LISTED ENTRIES:
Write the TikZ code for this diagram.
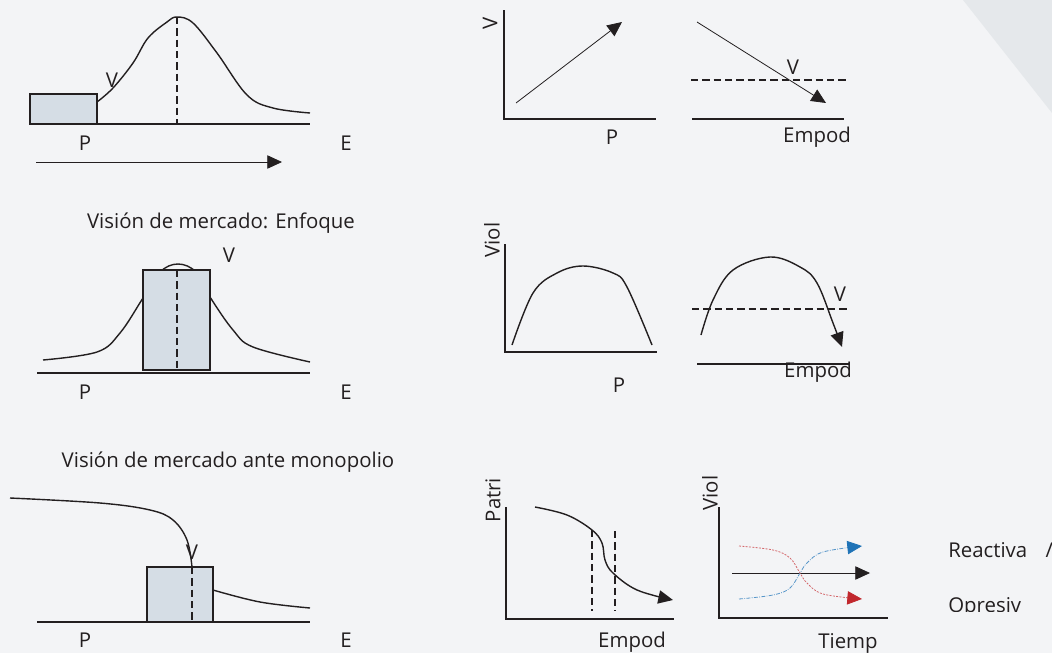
...
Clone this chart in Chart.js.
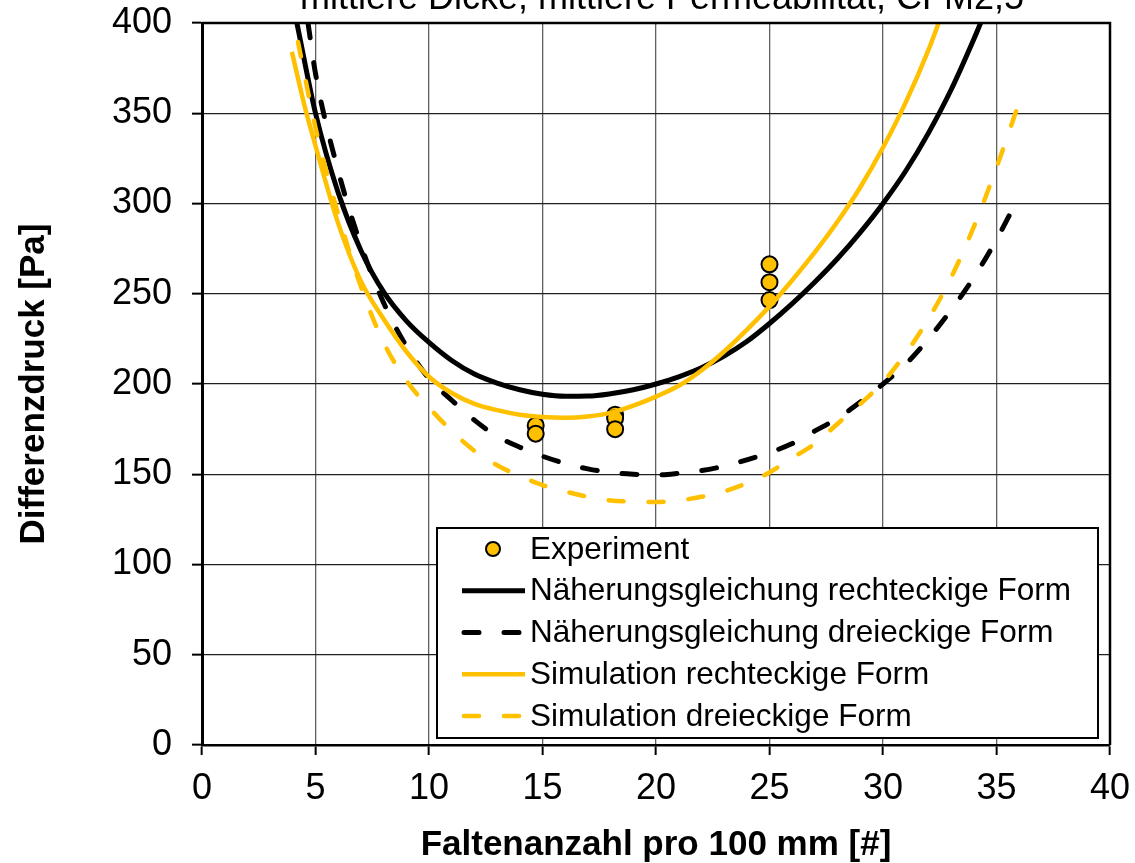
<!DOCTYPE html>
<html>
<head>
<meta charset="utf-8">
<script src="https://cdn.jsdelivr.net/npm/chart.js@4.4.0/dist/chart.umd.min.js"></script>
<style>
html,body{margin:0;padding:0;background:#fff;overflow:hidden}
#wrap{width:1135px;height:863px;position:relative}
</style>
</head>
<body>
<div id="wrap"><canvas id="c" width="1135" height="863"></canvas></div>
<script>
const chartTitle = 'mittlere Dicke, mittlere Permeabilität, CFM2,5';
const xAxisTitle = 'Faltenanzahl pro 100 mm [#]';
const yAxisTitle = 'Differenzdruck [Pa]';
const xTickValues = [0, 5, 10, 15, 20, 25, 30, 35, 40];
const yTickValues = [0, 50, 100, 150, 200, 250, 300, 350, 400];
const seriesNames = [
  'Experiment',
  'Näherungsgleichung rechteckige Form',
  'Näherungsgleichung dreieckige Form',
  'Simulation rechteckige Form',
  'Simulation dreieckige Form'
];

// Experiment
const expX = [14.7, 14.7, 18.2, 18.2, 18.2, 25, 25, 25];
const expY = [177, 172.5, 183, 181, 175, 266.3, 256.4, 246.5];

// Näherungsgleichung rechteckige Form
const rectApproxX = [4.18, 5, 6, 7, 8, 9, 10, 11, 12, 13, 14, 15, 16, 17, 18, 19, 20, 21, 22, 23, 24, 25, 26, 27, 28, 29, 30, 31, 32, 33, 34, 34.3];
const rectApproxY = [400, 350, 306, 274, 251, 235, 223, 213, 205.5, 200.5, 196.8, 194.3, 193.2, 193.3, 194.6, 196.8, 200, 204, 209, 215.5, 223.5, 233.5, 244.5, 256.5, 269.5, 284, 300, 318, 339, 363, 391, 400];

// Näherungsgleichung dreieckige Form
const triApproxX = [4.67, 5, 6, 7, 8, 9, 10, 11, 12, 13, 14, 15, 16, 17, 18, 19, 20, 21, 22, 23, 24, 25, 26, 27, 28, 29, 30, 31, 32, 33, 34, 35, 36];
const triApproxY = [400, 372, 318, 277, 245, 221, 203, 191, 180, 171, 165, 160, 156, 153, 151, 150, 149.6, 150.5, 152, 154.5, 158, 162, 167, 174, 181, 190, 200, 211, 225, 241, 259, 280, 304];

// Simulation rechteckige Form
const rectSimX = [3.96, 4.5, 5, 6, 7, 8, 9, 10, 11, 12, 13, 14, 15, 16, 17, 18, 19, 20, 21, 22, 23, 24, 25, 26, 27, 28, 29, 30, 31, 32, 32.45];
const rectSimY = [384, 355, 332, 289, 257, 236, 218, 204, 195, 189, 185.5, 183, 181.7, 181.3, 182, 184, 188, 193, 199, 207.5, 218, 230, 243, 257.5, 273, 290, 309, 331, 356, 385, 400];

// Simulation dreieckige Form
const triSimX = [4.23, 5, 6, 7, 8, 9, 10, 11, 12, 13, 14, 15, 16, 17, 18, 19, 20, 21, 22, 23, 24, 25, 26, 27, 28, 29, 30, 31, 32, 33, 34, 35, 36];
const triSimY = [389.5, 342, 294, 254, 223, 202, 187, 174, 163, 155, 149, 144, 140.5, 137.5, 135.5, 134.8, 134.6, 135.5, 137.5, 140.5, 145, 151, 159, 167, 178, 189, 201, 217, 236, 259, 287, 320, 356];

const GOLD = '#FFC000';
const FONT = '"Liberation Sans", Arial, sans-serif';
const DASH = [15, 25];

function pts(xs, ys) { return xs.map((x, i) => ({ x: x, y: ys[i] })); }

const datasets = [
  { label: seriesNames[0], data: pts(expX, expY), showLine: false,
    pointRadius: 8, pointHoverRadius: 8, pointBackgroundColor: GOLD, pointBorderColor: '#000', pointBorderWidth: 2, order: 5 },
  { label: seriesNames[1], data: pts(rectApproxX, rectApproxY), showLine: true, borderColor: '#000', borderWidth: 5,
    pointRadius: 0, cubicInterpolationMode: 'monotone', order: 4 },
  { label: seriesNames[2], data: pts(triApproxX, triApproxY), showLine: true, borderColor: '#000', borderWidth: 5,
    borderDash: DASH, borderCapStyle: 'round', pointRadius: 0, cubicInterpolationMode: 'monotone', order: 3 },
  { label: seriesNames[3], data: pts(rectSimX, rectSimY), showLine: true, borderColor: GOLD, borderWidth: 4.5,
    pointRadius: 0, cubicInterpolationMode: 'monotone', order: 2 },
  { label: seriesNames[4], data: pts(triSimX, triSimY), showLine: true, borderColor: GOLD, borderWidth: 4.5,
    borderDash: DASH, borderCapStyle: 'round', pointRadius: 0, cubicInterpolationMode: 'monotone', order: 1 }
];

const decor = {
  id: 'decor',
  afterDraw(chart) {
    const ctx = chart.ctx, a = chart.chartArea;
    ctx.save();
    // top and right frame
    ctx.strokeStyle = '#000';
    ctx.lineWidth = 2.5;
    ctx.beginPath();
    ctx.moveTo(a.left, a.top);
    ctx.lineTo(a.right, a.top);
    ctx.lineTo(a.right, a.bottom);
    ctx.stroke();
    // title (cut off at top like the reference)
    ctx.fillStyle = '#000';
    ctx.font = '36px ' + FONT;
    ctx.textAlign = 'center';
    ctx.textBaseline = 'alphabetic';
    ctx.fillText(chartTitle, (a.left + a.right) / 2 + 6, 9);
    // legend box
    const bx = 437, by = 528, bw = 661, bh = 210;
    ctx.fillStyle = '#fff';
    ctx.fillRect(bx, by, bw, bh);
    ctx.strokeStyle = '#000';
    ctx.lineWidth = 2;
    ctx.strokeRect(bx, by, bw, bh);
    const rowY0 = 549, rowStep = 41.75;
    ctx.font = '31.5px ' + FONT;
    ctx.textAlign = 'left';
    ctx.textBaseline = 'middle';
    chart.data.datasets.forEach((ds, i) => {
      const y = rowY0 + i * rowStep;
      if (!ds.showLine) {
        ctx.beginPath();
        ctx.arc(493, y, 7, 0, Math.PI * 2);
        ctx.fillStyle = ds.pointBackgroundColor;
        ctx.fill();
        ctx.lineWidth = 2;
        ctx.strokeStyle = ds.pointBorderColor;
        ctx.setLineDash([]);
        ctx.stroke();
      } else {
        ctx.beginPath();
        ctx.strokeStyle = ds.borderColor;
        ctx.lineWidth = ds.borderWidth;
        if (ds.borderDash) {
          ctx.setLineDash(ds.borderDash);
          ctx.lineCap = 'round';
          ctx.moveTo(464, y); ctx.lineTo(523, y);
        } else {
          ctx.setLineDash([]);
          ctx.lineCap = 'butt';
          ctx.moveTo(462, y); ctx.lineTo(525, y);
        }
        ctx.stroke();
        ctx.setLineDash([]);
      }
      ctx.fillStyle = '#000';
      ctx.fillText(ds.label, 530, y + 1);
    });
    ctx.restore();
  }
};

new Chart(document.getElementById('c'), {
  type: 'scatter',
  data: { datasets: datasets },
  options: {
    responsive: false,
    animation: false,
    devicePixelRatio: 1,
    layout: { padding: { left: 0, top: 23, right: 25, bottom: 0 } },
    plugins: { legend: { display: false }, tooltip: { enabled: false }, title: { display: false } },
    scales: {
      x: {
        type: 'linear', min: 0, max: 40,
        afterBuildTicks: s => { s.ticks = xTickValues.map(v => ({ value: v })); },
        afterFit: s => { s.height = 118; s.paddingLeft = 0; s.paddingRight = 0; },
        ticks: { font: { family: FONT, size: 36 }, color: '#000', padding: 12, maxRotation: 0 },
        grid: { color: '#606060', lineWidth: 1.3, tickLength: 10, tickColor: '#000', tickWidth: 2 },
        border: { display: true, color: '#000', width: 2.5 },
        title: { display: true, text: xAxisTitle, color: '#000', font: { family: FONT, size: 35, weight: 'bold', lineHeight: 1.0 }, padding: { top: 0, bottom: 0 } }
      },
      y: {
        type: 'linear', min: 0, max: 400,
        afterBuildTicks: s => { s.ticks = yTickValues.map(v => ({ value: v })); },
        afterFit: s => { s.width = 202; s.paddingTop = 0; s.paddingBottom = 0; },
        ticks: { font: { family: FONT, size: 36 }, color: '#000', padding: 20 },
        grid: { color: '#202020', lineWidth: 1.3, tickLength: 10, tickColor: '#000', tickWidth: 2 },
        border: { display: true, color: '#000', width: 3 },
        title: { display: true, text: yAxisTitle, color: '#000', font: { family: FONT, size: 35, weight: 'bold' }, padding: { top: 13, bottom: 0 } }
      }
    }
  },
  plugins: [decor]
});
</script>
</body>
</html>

WHAT YOU SHOULD DO:
Can you give again only the lines between the one containing "Clone this chart in Chart.js." and the one containing "259, 280, 304];", counting both, exactly as they appear and without any pictures?

ANSWER BELOW:
Clone this chart in Chart.js.
<!DOCTYPE html>
<html>
<head>
<meta charset="utf-8">
<script src="https://cdn.jsdelivr.net/npm/chart.js@4.4.0/dist/chart.umd.min.js"></script>
<style>
html,body{margin:0;padding:0;background:#fff;overflow:hidden}
#wrap{width:1135px;height:863px;position:relative}
</style>
</head>
<body>
<div id="wrap"><canvas id="c" width="1135" height="863"></canvas></div>
<script>
const chartTitle = 'mittlere Dicke, mittlere Permeabilität, CFM2,5';
const xAxisTitle = 'Faltenanzahl pro 100 mm [#]';
const yAxisTitle = 'Differenzdruck [Pa]';
const xTickValues = [0, 5, 10, 15, 20, 25, 30, 35, 40];
const yTickValues = [0, 50, 100, 150, 200, 250, 300, 350, 400];
const seriesNames = [
  'Experiment',
  'Näherungsgleichung rechteckige Form',
  'Näherungsgleichung dreieckige Form',
  'Simulation rechteckige Form',
  'Simulation dreieckige Form'
];

// Experiment
const expX = [14.7, 14.7, 18.2, 18.2, 18.2, 25, 25, 25];
const expY = [177, 172.5, 183, 181, 175, 266.3, 256.4, 246.5];

// Näherungsgleichung rechteckige Form
const rectApproxX = [4.18, 5, 6, 7, 8, 9, 10, 11, 12, 13, 14, 15, 16, 17, 18, 19, 20, 21, 22, 23, 24, 25, 26, 27, 28, 29, 30, 31, 32, 33, 34, 34.3];
const rectApproxY = [400, 350, 306, 274, 251, 235, 223, 213, 205.5, 200.5, 196.8, 194.3, 193.2, 193.3, 194.6, 196.8, 200, 204, 209, 215.5, 223.5, 233.5, 244.5, 256.5, 269.5, 284, 300, 318, 339, 363, 391, 400];

// Näherungsgleichung dreieckige Form
const triApproxX = [4.67, 5, 6, 7, 8, 9, 10, 11, 12, 13, 14, 15, 16, 17, 18, 19, 20, 21, 22, 23, 24, 25, 26, 27, 28, 29, 30, 31, 32, 33, 34, 35, 36];
const triApproxY = [400, 372, 318, 277, 245, 221, 203, 191, 180, 171, 165, 160, 156, 153, 151, 150, 149.6, 150.5, 152, 154.5, 158, 162, 167, 174, 181, 190, 200, 211, 225, 241, 259, 280, 304];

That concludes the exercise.